筑波大学 個別学力検査等試験問題【前期日程】(日本史B)
年度 1991年度(平成3年度) 設問番号 第3問
テーマ 文明開化/近代
次の史料は『牛店雑談 安愚楽楽』の一節である。史料を読み,下記の設問に解答せよ。(400字以内)

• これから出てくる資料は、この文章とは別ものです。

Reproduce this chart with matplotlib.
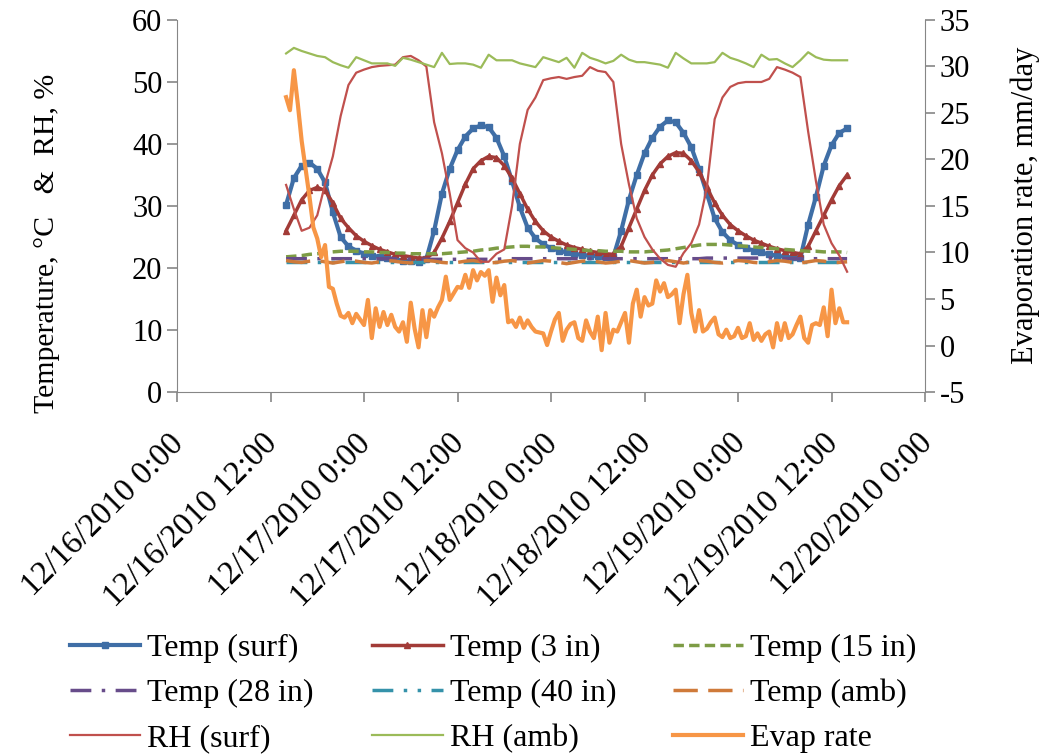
import numpy as np
import pandas as pd
import matplotlib
matplotlib.use('Agg')
import matplotlib.pyplot as plt
import matplotlib.transforms as mtransforms

plt.rcParams['font.family'] = ['Liberation Serif', 'DejaVu Serif']

# hourly readings, 12/16 14:00 -> 12/19 14:00
temp_surf = [30.2, 34.5, 36.5, 37.0, 36.0, 33.8, 29.0, 25.0, 23.5, 22.8,
             22.3, 22.0, 21.8, 21.6, 21.4, 21.2, 21.1, 21.0, 21.5, 26.0,
             32.0, 36.0, 39.0, 41.2, 42.5, 43.0, 42.7, 41.0, 38.0, 34.0,
             29.8, 26.5, 24.8, 23.8, 23.2, 22.8, 22.5, 22.3, 22.1, 22.0,
             21.9, 21.8, 21.8, 26.0, 31.0, 35.0, 38.5, 41.0, 42.8, 43.8,
             43.5, 41.8, 39.5, 36.0, 32.0, 28.0, 25.8, 24.5, 23.7, 23.2,
             22.8, 22.5, 22.2, 22.0, 21.8, 21.7, 21.6, 27.0, 31.5, 36.5,
             39.8, 41.8, 42.5]
temp_3in = [26.0, 28.5, 31.0, 32.5, 33.0, 32.5, 30.5, 28.0, 26.5, 25.2,
            24.3, 23.6, 23.0, 22.6, 22.2, 22.0, 21.8, 21.6, 21.6, 22.5,
            24.8, 27.5, 30.5, 33.5, 36.0, 37.3, 38.0, 37.8, 36.5, 34.5,
            32.0, 29.5, 27.5, 26.0, 25.0, 24.3, 23.7, 23.3, 23.0, 22.7,
            22.5, 22.3, 22.2, 23.5, 26.5, 29.5, 32.5, 35.0, 36.8, 38.0,
            38.6, 38.5, 37.3, 35.5, 33.0, 30.5, 28.5, 27.0, 26.0, 25.2,
            24.5, 24.0, 23.5, 23.1, 22.8, 22.5, 22.3, 23.5, 26.0, 28.5,
            31.0, 33.3, 35.0]
temp_15in = [21.8, 21.9, 22.0, 22.2, 22.3, 22.5, 22.6, 22.7, 22.7, 22.7,
             22.6, 22.6, 22.5, 22.5, 22.4, 22.4, 22.3, 22.3, 22.3, 22.3,
             22.3, 22.4, 22.5, 22.6, 22.7, 22.9, 23.0, 23.2, 23.3, 23.4,
             23.5, 23.5, 23.4, 23.4, 23.3, 23.2, 23.1, 23.0, 22.9, 22.8,
             22.8, 22.7, 22.7, 22.7, 22.6, 22.6, 22.6, 22.7, 22.8, 22.9,
             23.1, 23.3, 23.5, 23.7, 23.8, 23.8, 23.8, 23.7, 23.6, 23.5,
             23.4, 23.3, 23.2, 23.1, 23.0, 22.9, 22.8, 22.7, 22.7, 22.6,
             22.6, 22.6, 22.5]
temp_28in = [21.5, 21.5, 21.5, 21.5, 21.5, 21.5, 21.5, 21.5, 21.5, 21.5,
             21.5, 21.5, 21.5, 21.5, 21.5, 21.5, 21.4, 21.4, 21.4, 21.4,
             21.4, 21.4, 21.4, 21.4, 21.4, 21.4, 21.4, 21.4, 21.5, 21.5,
             21.5, 21.5, 21.5, 21.5, 21.5, 21.5, 21.5, 21.5, 21.5, 21.5,
             21.5, 21.5, 21.5, 21.5, 21.5, 21.5, 21.5, 21.5, 21.5, 21.5,
             21.5, 21.5, 21.5, 21.5, 21.6, 21.6, 21.6, 21.6, 21.6, 21.6,
             21.6, 21.6, 21.6, 21.6, 21.5, 21.5, 21.5, 21.5, 21.5, 21.5,
             21.5, 21.5, 21.5]
temp_40in = [20.9] * 73
temp_amb = [21.2, 21.0, 20.9, 21.1, 21.2, 21.0, 20.8, 21.0, 21.2, 21.1,
            20.9, 20.8, 21.0, 21.2, 21.1, 20.9, 20.8, 21.0, 21.2, 21.1,
            20.9, 20.8, 20.9, 21.1, 21.2, 21.0, 20.8, 20.9, 21.1, 21.2,
            21.0, 20.8, 21.0, 21.2, 21.1, 20.9, 20.7, 20.9, 21.1, 21.2,
            21.0, 20.8, 20.9, 21.1, 21.2, 21.0, 20.8, 20.9, 21.1, 21.2,
            21.0, 20.8, 21.0, 21.2, 21.1, 20.9, 20.8, 21.0, 21.2, 21.1,
            20.9, 20.8, 21.0, 21.2, 21.1, 20.9, 20.8, 21.0, 21.2, 21.1,
            20.9, 20.9, 21.0]
rh_surf = [33.4, 29.5, 26.0, 26.5, 28.5, 33.5, 38.0, 44.5, 49.5, 51.5,
           52.0, 52.4, 52.6, 52.7, 52.8, 54.0, 54.2, 53.5, 52.5, 43.5,
           38.5, 32.0, 24.5, 23.2, 22.5, 21.0, 21.0, 22.3, 23.0, 30.0,
           40.0, 45.5, 47.5, 50.3, 50.6, 50.8, 50.5, 50.8, 51.0, 52.4,
           51.8, 51.6, 50.0, 40.0, 33.5, 28.0, 25.0, 23.0, 21.5, 20.5,
           20.2, 22.4, 24.0, 27.0, 33.0, 44.0, 47.5, 49.2, 49.8, 50.0,
           50.0, 50.0, 50.5, 52.4, 52.0, 51.5, 50.8, 42.0, 34.0, 27.0,
           24.0, 22.0, 19.4]
rh_amb = [54.6, 55.5, 55.0, 54.6, 54.2, 54.0, 53.2, 52.7, 52.3, 54.0,
          53.5, 53.0, 53.0, 53.0, 52.6, 53.9, 53.6, 53.2, 52.8, 52.4,
          54.7, 52.9, 53.0, 53.0, 52.8, 52.3, 54.4, 53.5, 53.5, 53.5,
          53.0, 52.7, 52.4, 54.0, 53.6, 53.2, 53.9, 52.3, 54.7, 53.9,
          53.5, 53.0, 53.4, 54.4, 53.6, 53.2, 53.2, 53.0, 52.8, 52.3,
          54.7, 53.8, 53.0, 53.0, 53.0, 53.2, 54.7, 53.9, 53.5, 53.0,
          52.4, 54.4, 53.6, 53.7, 53.0, 52.4, 53.5, 54.8, 54.0, 53.6,
          53.5, 53.5, 53.5]

# evaporation rate, every 30 min
evap = [26.7, 25.3, 29.6, 26.0, 22.0, 19.0, 16.0, 12.7, 11.5, 9.5,
        10.8, 6.3, 6.1, 4.5, 3.2, 3.0, 3.5, 2.4, 3.4, 2.8,
        2.2, 4.9, 0.8, 4.0, 2.0, 3.6, 2.2, 3.3, 2.0, 1.5,
        2.5, 0.4, 4.6, 1.8, -0.2, 3.8, 0.9, 3.8, 3.1, 4.1,
        4.9, 7.4, 4.9, 5.6, 6.3, 6.2, 7.6, 6.2, 8.1, 7.0,
        7.9, 7.5, 8.1, 4.7, 7.3, 5.4, 6.5, 2.5, 2.7, 2.0,
        3.0, 1.9, 2.7, 2.0, 1.5, 1.4, 1.3, 0.05, 1.5, 2.8,
        3.5, 0.5, 1.7, 2.3, 2.5, 0.8, 0.5, 2.7, 1.5, 0.8,
        3.1, -0.5, 3.5, 0.3, 1.7, 1.5, 2.5, 3.5, 0.3, 4.5,
        6.0, 3.1, 5.2, 4.3, 4.5, 7.0, 5.8, 6.7, 5.2, 5.5,
        6.0, 2.4, 5.5, 7.6, 3.5, 1.5, 3.8, 1.5, 1.8, 2.5,
        3.0, 1.2, 0.9, 1.7, 0.8, 1.0, 1.9, 0.8, 1.0, 2.4,
        0.6, 1.3, 0.5, 1.2, 1.5, -0.2, 2.4, 0.6, 2.4, 0.8,
        1.2, 2.2, 3.1, 0.8, 0.3, 2.2, 2.4, 2.2, 4.1, 1.0,
        6.0, 2.4, 4.0, 2.5, 2.5]

t_hour = pd.date_range('2010-12-16 14:00', periods=len(temp_surf), freq='1h')
t_half = pd.date_range('2010-12-16 14:00', periods=len(evap), freq='30min')

tick_times = pd.date_range('2010-12-16 00:00', '2010-12-20 00:00', freq='12h')
tick_labels = ['12/16/2010 0:00', '12/16/2010 12:00', '12/17/2010 0:00',
               '12/17/2010 12:00', '12/18/2010 0:00', '12/18/2010 12:00',
               '12/19/2010 0:00', '12/19/2010 12:00', '12/20/2010 0:00']

FS = 22

fig = plt.figure(figsize=(10.43, 7.54), dpi=100)
ax = fig.add_axes([0.1697, 0.4801, 0.7172, 0.4934])
ax2 = ax.twinx()

h1, = ax.plot(t_hour, temp_surf, color='#3f6ea6', lw=3, marker='s', ms=4.5, label='Temp (surf)')
h2, = ax.plot(t_hour, temp_3in, color='#a23b37', lw=2.5, marker='^', ms=4.5, label='Temp (3 in)')
h3, = ax.plot(t_hour, temp_15in, color='#7d9c45', lw=2.5, ls=(0, (3, 1.5)), label='Temp (15 in)')
h4, = ax.plot(t_hour, temp_28in, color='#674c8a', lw=2.5, ls=(0, (6, 3, 1, 3)), label='Temp (28 in)')
h5, = ax.plot(t_hour, temp_40in, color='#3592aa', lw=2.5, ls=(0, (6, 3, 1, 3, 1, 3)), label='Temp (40 in)')
h6, = ax.plot(t_hour, temp_amb, color='#cf7a3a', lw=2.5, ls=(0, (7, 3)), label='Temp (amb)')
h7, = ax.plot(t_hour, rh_surf, color='#c0504d', lw=1.6, label='RH (surf)')
h8, = ax.plot(t_hour, rh_amb, color='#9bbb59', lw=1.6, label='RH (amb)')
h9, = ax2.plot(t_half, evap, color='#f79646', lw=3, label='Evap rate')

ax.set_xlim(tick_times[0], tick_times[-1])
ax.set_ylim(0, 60)
ax.set_yticks(range(0, 61, 10))
ax2.set_ylim(-5, 35)
ax2.set_yticks(range(-5, 36, 5))
ax2.set_yticklabels([str(v) for v in range(-5, 36, 5)])
ax.set_xticks(tick_times)
ax.set_xticklabels(tick_labels, rotation=45, ha='right', va='top', rotation_mode='anchor')

for a in (ax, ax2):
    a.spines['top'].set_visible(False)
    for s in ('left', 'right', 'bottom'):
        a.spines[s].set_color('#868686')
    a.tick_params(axis='both', colors='#868686', labelcolor='black', labelsize=FS,
                  length=7, width=1.2)
ax.spines['right'].set_visible(False)
ax2.spines['left'].set_visible(False)
ax2.spines['bottom'].set_visible(False)
ax.tick_params(axis='x', pad=19, labelsize=23.5)
shift = mtransforms.ScaledTranslation(-6 / 72, 0, fig.dpi_scale_trans)
for lab in ax.get_xticklabels():
    lab.set_transform(lab.get_transform() + shift)

ax.set_ylabel('Temperature, °C   &  RH, %', fontsize=21.5, va='center', ha='center')
ax.yaxis.set_label_coords(-0.174, 0.40)
ax2.set_ylabel('Evaporation rate, mm/day', fontsize=FS, va='center', ha='center')
ax2.yaxis.set_label_coords(1.134, 0.503)

# legend in three separate columns, filled row by row like the original
columns = [[h1, h4, h7], [h2, h5, h8], [h3, h6, h9]]
col_x = [0.067, 0.357, 0.645]
for hs, x in zip(columns, col_x):
    fig.legend(hs, [h.get_label() for h in hs], loc='upper left',
               bbox_to_anchor=(x, 0.159), frameon=False, fontsize=23,
               borderpad=0, borderaxespad=0, handlelength=2.2,
               handletextpad=0.22, labelspacing=0.48)

fig.savefig('out.png', dpi=100)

天地は万物の父母,人は万物の霊,故ゆゑに五穀草木鳥獣魚肉,是が食となるは自然の理にして,これを食ふこと人の世なり。昔々の里諺に(中略),あら玉うさぎも吸物で,味をしめこの喰初に,そろそろ開化し西洋料理。その功能も深見草,牡丹紅葉の季をきらはず。猪よりさきへだらだら歩行,よし遅くとも怠らず,往来絶さる浅草通行,御蔵前に定舗の,名も高旗の牛肉鍋,十人よれば十種の注文,昨晩もてたる味噌を挙,たれをきかせる朝帰り,生のかはりの粋がり連中,西洋書生,漢学者流,劉訓に似た儒者あれば,肖柏めかす僧もあり,士農工商,老若男女,賢愚貧福おしなべて,牛鍋食はねば開化不進奴と,鳥なき郷の蝙蝠傘,鳶合羽の翅をひろげて,遠からん者は人力車,近くは銭湯帰,薬喰,牛乳,乾酪洋名チース,乳油洋名バタ,牛陽はことに勇潔,彼肉陣の兵粮と,土産に買ふも最多き,人の出入の賑はしく,込合の節前後御用捨,御懐中物御用心,銚子のおかはり,お会計,お帰ンなさい入らッしゃい。実に流行は昼夜を捨ず繁昌斯の如くになん。
〔設問〕
イ.史料の著者名を記せ。
ロ.下線の部分を説明し,その歴史的背景について論述せよ。